In fixed income, developed market bond yields continued to face upward pressure amid the hawkish stance from central banks. In the U.S., the yield curve experienced a bear flattener with the 10- and 30-year yields rising 18 and 15 basis points, respectively. The 10-year German Bund yield also increased 58 basis points to 2.53% amid inflation pressures in the Eurozone.
Meanwhile, in real assets, commodities saw another volatile month, rocked by weakening global demand and supply constraints. Spot WTI Crude Oil fell 0.4% in December to $80 per barrel.

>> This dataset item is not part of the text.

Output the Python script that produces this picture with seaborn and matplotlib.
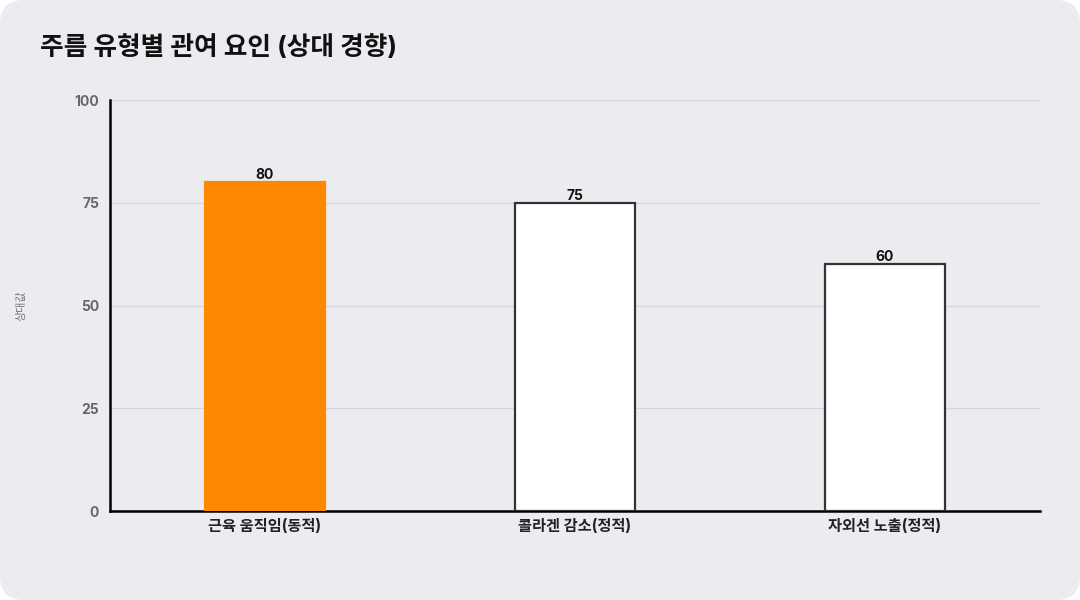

NEPC’s stance towards risk assets remains unfavorable given the uncertain dynamics around growth and inflation. We recommend building exposure to short-term investment-grade credit as higher yields offer an attractive defensive position. We also suggest adding exposure to value stocks in U.S. large-cap equity to mitigate the portfolio impact of rising interest rates and inflation normalizing above market expectations. In addition, we still encourage a dedicated allocation to assets that support liquidity needs in periods of stress.